Begitu juga Kim Woo Jin yang menemukan kalau menulis naskah drama adalah bagian dari hidupnya, ternyata harus mengubur semua mimpi itu lantaran dia merupakan anak pengusaha sukses di Korea yang mewarisi semua bisnis ayahnya. Hidupnya serba dikendalikan, termasuk tentang pernikahan dan mimpi. Ayahnya bahkan melarangnya untuk terjun ke dunia sastra. Yang artinya Woo Jin kehilangan bagian dari hidupnya.

Di tengah hiruk-pikuk kehidupan yang semakin mencekik, Sim Deok dan Woo Jin mulai mengerti kenapa Takeo Arishima memilih untuk bunuh diri. Mereka mengerti karena berada pada titik yang sama. Bahwa dalam hidup tidak ada tempat yang benar-benar bisa membuatmu dapat beristirahat dengan tenang. Hidup adalah mati dan mati adalah hidup. Maka mereka memutuskan untuk mati, lari dari segala kenyataan agar bisa beristirahat dengan tenang. Agar bisa benar-benar merasakan hidup.
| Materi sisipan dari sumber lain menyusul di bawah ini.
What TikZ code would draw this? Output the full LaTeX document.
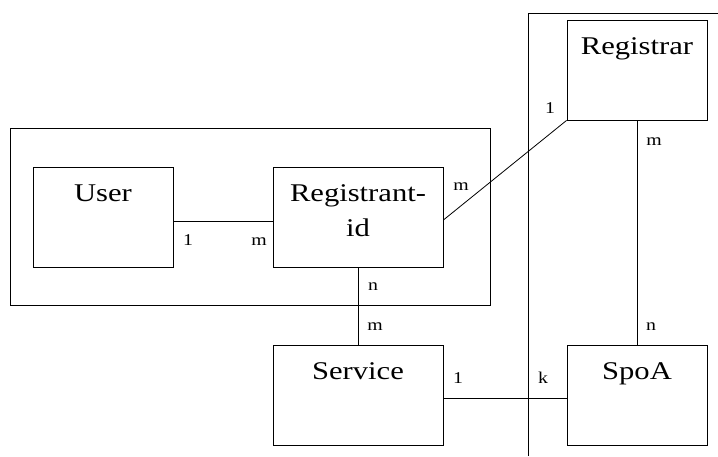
\documentclass[tikz,border=0pt]{standalone}
\usepackage{fontspec}
\setmainfont{Liberation Serif}[FakeStretch=1.2]
\newcommand{\boxfont}{\fontsize{25.5}{35}\selectfont}
\newcommand{\cardfont}{\fontsize{16.5}{20}\selectfont}

\begin{document}
\begin{tikzpicture}[x=1pt, y=-1pt, line width=0.8pt,
		entity/.style={draw, rectangle, inner sep=0pt, text height=34pt, text depth=66pt, minimum height=100pt, font=\boxfont},
		card/.style={anchor=base, inner sep=0pt, font=\cardfont}]
		\useasboundingbox (0,0) rectangle (718,456);

		% groups
		\draw (10,128) rectangle (490,305);
		\draw (528,456) -- (528,13) -- (718,13);

		% entities
		\node[entity, minimum width=140pt] (user) at (103,217) {User};
		\node[entity, minimum width=170pt] (regid) at (358,217) {\begin{tabular}[t]{@{}c@{}}Registrant-\\id\end{tabular}};
		\node[entity, minimum width=170pt] (service) at (358,395) {Service};
		\node[entity, minimum width=140pt] (registrar) at (637,70) {Registrar};
		\node[entity, minimum width=140pt] (spoa) at (637,395) {SpoA};

		% relations
		\draw ([yshift=-4pt]user.east) -- ([yshift=-4pt]regid.west);
		\draw ([yshift=-3pt]regid.east) -- (registrar.south west);
		\draw (regid.south) -- (service.north);
		\draw (registrar.south) -- (spoa.north);
		\draw ([yshift=-3pt]service.east) -- ([yshift=-3pt]spoa.west);

		% cardinalities
		\node[card] (user-card) at (188,245) {1};
		\node[card] (regid-card-w) at (259,245) {m};
		\node[card] (regid-card-e) at (461,190) {m};
		\node[card] (registrar-card-w) at (550,113) {1};
		\node[card] (registrar-card-s) at (654,145) {m};
		\node[card] (regid-card-s) at (373,290) {n};
		\node[card] (service-card-n) at (375,330) {m};
		\node[card] (spoa-card-n) at (651,330) {n};
		\node[card] (service-card-e) at (458,383) {1};
		\node[card] (spoa-card-w) at (543,383) {k};
	\end{tikzpicture}
\end{document}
Ah, lagi-lagi saya menemukan kalau hidup ini adalah lelucon. Di saat seseorang berjuang untuk melewati hidup yang keras dan mencoba bertahan, orang lain malah sibuk menyorot bagian yang tidak perlu untuk dibesar-besarkan. Menjadikan sebuah luka bertambah pedih. Sehingga wajar saja jika seseorang mencari tempat beristirahat yang tenang dengan cara bunuh diri. Dan mungkin orang-orang baru akan mengerti bahwa satu hal bukan sesuatu yang dapat ditimbang dengan penilaian benar atau salah saat mereka berada pada titik yang sama. Ya, dalam dunia ini tidak ada yang benar-benar benar dan tidak ada juga yang benar-benar salah, tergantung dari sudut mana kau melihatnya.